What's been really holding me together so far are these two songs...
Brooke Fraser - Faithful
Mae - Last Call
I really like the line "an opera at a disco, when all you wanted was a rock show"
I find that really close to home...
Another thing just hit me upside the head
right now is the youngest I'll ever be
I wonder what I'm doing with my life, the first few weeks of my winter break has been absolutely hectic. I seriously felt like I was running on a treadmill not knowing where the slow down button is and just continually going with the flow, because if not, I'll fall face down eating the lovely rubber treads. lovely. rubber. treads.
I may be the youngest I'll ever be right now, but I'm also the most broke i've ever been! wow. I really can't even say anything about it... I'm so broke. Yet i still spend money, because I seriously cannot NOT spend money. What's wrong with me? It's seriously easier said than done. How could i NOT spend money? I guess I can live like a hermit for a couple weeks... but what of my winter break? This is the ONLY time i won't have any projects. ONLY TIME. I need this (or so i tell myself). But i think i've been doing pretty well lately, living on twenty bucks a day... it's an improvement.

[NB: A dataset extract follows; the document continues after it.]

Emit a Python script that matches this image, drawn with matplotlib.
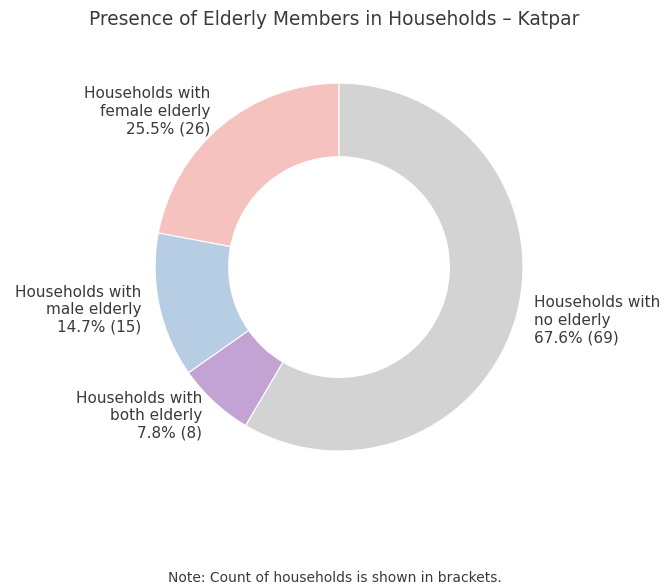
import matplotlib
matplotlib.use("Agg")
import matplotlib.pyplot as plt

# Household counts by presence of elderly members (Katpar)
categories = ["Households with\nfemale elderly", "Households with\nmale elderly",
              "Households with\nboth elderly", "Households with\nno elderly"]
counts = [26, 15, 8, 69]
total_households = 102
colors = ["#f6c2bf", "#b7cde3", "#c3a3d3", "#d3d3d3"]

text_color = "#3a3a3a"

fig = plt.figure(figsize=(6.69, 5.88), dpi=100)
ax = fig.add_axes([0.163, 0.1548, 0.6876, 0.782])

labels = [f"{c}\n{n / total_households * 100:.1f}% ({n})" for c, n in zip(categories, counts)]

wedges, texts = ax.pie(
    counts,
    labels=labels,
    colors=colors,
    startangle=90,
    labeldistance=1.1,
    wedgeprops=dict(width=0.4, edgecolor="white", linewidth=0.8),
    textprops=dict(color=text_color, fontsize=11),
)
ax.set_xlim(-1.25, 1.25)
ax.set_ylim(-1.25, 1.25)
ax.set_aspect("equal")

fig.text(0.5, 0.966, "Presence of Elderly Members in Households \u2013 Katpar",
         ha="center", va="center", fontsize=13.4, color=text_color)
fig.text(0.5, 1 - 578 / 588, "Note: Count of households is shown in brackets.",
         ha="center", va="center", fontsize=10, color=text_color)

fig.savefig("out.png", dpi=100)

God has not failed me nor broken his promise, I am physically out of resources BUT somehow there has always been a way for me to get things done. I guess this is a lesson I am currently learning... a real humbling experience to tell you the truth and this is forcing me to sort of stop and get some real business done instead of my head floating around in the clouds.
time for me to make as many mistakes as possible.